Hip hop, no matter how much we love it, contributes to racism in our world. I’m prepared to defend this point to everyone and anyone at any given time. While we love our genre, we have to keep in mind, that it’s hurting us, more than helping us.
A close friend of mine always likes to remind me that while I say hip hop is evolving, it’s becoming more dangerous than it’s ever been. The point is that with the globalization of hip hop, we have to have the introspective view to see how it hurts the image of Black peoples in America. When we were the only ones listening to hip hop, it was acceptable to air our dirty laundry. However, people listening to hip hop nowadays are only given a message that we’re a dysfunctional community obsessed with money, women and drugs.
People always ask me why I feel so adamant that we need to examine this issue so deeply and I ask them about this scenario:
Let’s say you live in Russia and you have no idea what Black people in America are like, you’ll listen to a popular hip hop song or album to get a clue. You’ll likely listen to Jay-Z, Kanye West, or Rick Ross because they’re the most popular figures in hip hop right now. What message will you glean from them? In addition to music that is laced with a word that we call each other in private, but would prefer that not everyone calls us, you’d hear stories of selling drugs or spending enormous amounts of money on frivolous things.
That’s the image of Black America that the world receives when they listen to our music.
I think I’m big meech Larry Hoover,
whipping work, halleluiah,
one nation under god real niggas getting money from the fucking start.
I think I’m big meech Larry Hoover,
whipping work, hallelujah,
one nation under god real niggas getting money from the f*cking start.
In our own private homes this music doesn’t mean much to us because we know Black America. For every dope dealer or overspender, there’s a guy out there who works hard and is highly educated who doesn’t. However, that’s not what the world sees. The bigger problem is the percentage of ourselves that is represented in our music. You see, other folks have a plethora of great examples of how their music or entertainment doesn’t represent their full body of work. However, 95% of all entertainment that Black America produces is ratchet. Think about it, how many television shows or musical artists can you think of in Black America don’t paint us in a bad light? Not many. Even the ones that do never get the mainstream airplay that the others do.
When a song like, “Niggas in Paris” hits the top of the charts, I cringe.
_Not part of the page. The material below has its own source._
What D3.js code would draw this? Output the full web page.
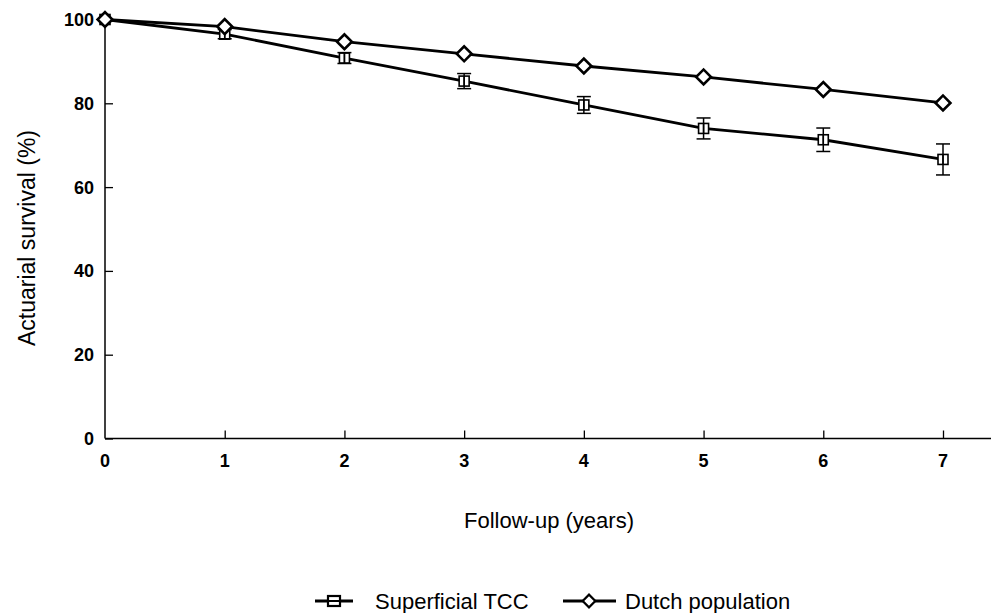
<!DOCTYPE html>
<html><head><meta charset="utf-8">
<script src="https://cdn.jsdelivr.net/npm/d3@7"></script>
<style>body{margin:0;background:#fff}svg{display:block}text{font-family:"Liberation Sans",Arial,sans-serif;fill:#000}</style>
</head><body><svg id="c" width="991" height="613"></svg>
<script>
const years = [0,1,2,3,4,5,6,7];
const tccValues = [100,96.5,90.8,85.3,79.6,74.0,71.3,66.6];
const tccErrors = [0,1.1,1.3,1.8,2.0,2.5,2.8,3.7];
const dutchValues = [100,98.3,94.7,91.8,88.9,86.3,83.3,80.1];
const yTicks = [0,20,40,60,80,100];
const xTicks = [0,1,2,3,4,5,6,7];

const svg = d3.select("#c");
const x = d3.scaleLinear().domain([0,7]).range([105,943]);
const y = d3.scaleLinear().domain([0,100]).range([438.5,19.5]);

// axes
const yAxis = svg.append("g").attr("transform","translate(105,0)")
  .call(d3.axisRight(y).tickValues(yTicks).tickSize(8).tickFormat(""));
yAxis.select(".domain").remove();
svg.append("line").attr("x1",105).attr("x2",105).attr("y1",y(100)).attr("y2",y(0)).attr("stroke","#000").attr("stroke-width",1.5);
yAxis.selectAll("line").attr("stroke-width",1.3);
svg.selectAll(".ylab").data(yTicks).enter().append("text")
  .attr("x",94).attr("y",d=>y(d)).attr("dy","0.36em").attr("text-anchor","end")
  .attr("font-size",18).attr("font-weight","bold").text(d=>d);

const xAxis = svg.append("g").attr("transform",`translate(0,${y(0)})`)
  .call(d3.axisTop(x).tickValues(xTicks.slice(1)).tickSize(8).tickFormat(""));
xAxis.select(".domain").remove();
xAxis.selectAll("line").attr("stroke-width",1.3);
svg.append("line").attr("x1",105).attr("x2",991).attr("y1",y(0)).attr("y2",y(0)).attr("stroke","#000").attr("stroke-width",1.5);
svg.selectAll(".xlab").data(xTicks).enter().append("text")
  .attr("x",d=>x(d)).attr("y",461).attr("dy","0.36em").attr("text-anchor","middle")
  .attr("font-size",18).attr("font-weight","bold").text(d=>d);

svg.append("text").attr("transform","translate(27,238) rotate(-90)").attr("text-anchor","middle")
  .attr("dy","0.36em").attr("font-size",23).text("Actuarial survival (%)");
svg.append("text").attr("x",549).attr("y",520).attr("text-anchor","middle").attr("dy","0.36em")
  .attr("font-size",22).text("Follow-up (years)");

const line = d3.line().x((d,i)=>x(years[i])).y(d=>y(d));
svg.append("path").datum(tccValues).attr("d",line).attr("fill","none").attr("stroke","#000").attr("stroke-width",2.8);
svg.append("path").datum(dutchValues).attr("d",line).attr("fill","none").attr("stroke","#000").attr("stroke-width",2.8);

// error bars
const eb = svg.append("g").attr("stroke","#000").attr("stroke-width",1.5);
tccValues.forEach((v,i)=>{
  const e = tccErrors[i]; if(!e) return;
  const cx = x(years[i]);
  eb.append("line").attr("x1",cx).attr("x2",cx).attr("y1",y(v+e)).attr("y2",y(v-e));
  eb.append("line").attr("x1",cx-7).attr("x2",cx+7).attr("y1",y(v+e)).attr("y2",y(v+e));
  eb.append("line").attr("x1",cx-7).attr("x2",cx+7).attr("y1",y(v-e)).attr("y2",y(v-e));
});
// square markers
svg.selectAll(".sq").data(tccValues).enter().append("rect")
  .attr("x",(d,i)=>x(years[i])-5).attr("y",d=>y(d)-5).attr("width",10).attr("height",10)
  .attr("fill","#fff").attr("stroke","#000").attr("stroke-width",1.6);
tccValues.forEach((v,i)=>{
  const e = tccErrors[i]; if(!e) return;
  const cx = x(years[i]);
  eb.append("line").attr("x1",cx).attr("x2",cx).attr("y1",y(v)-5).attr("y2",y(v)+5);
});
svg.node().appendChild(eb.node());
// diamond markers
const dsym = d3.symbol().type(d3.symbolSquare).size(110);
svg.selectAll(".dm").data(dutchValues).enter().append("path")
  .attr("d",dsym).attr("transform",(d,i)=>`translate(${x(years[i])},${y(d)}) rotate(45)`)
  .attr("fill","#fff").attr("stroke","#000").attr("stroke-width",2.6);

// legend
const lg = svg.append("g");
const ly = 601;
lg.append("line").attr("x1",315).attr("x2",353).attr("y1",ly).attr("y2",ly).attr("stroke","#000").attr("stroke-width",2.8);
lg.append("rect").attr("x",328).attr("y",ly-5).attr("width",12).attr("height",10).attr("fill","#fff").attr("stroke","#000").attr("stroke-width",2.2);
lg.append("line").attr("x1",328).attr("x2",340).attr("y1",ly).attr("y2",ly).attr("stroke","#000").attr("stroke-width",2);
lg.append("text").attr("x",375).attr("y",ly).attr("dy","0.36em").attr("font-size",22).text("Superficial TCC");
lg.append("line").attr("x1",563).attr("x2",616).attr("y1",ly).attr("y2",ly).attr("stroke","#000").attr("stroke-width",2.8);
lg.append("path").attr("d",d3.symbol().type(d3.symbolSquare).size(80)).attr("transform",`translate(589,${ly}) rotate(45)`)
  .attr("fill","#fff").attr("stroke","#000").attr("stroke-width",2.2);
lg.append("text").attr("x",625).attr("y",ly).attr("dy","0.36em").attr("font-size",22).text("Dutch population");
</script></body></html>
I can’t stand the fact that there’s somebody out there outside of America who is rapping that song word for word. They tell themselves, they’re down with the hip hop culture, but really they’re not. They don’t deserve that privilege, they haven’t worked for it, they will never be able to understand that music is ours. Therefore, I’m asking that as a people we pay attention to these matters. We’ve got to start elevating our artists who don’t produce trash and we’ve got to demand that the ones, who do understand that they’re wishes to get rich, aren’t worth losing the race.
You know how many hot bitches I own?
Don’t let me get in my zone
The stars is in the building
They hands is to the ceiling
I know I’m bout to kill it
How you know, I got that feeling
You are now watching the throne
Don’t let me into my zone
Really Kanye? Really?
What are your thoughts on hip hop? Do you think we might lose the battle if we put these racially charged lyrics on the forefront of our culture? Let me know. I’m J, and I’m out.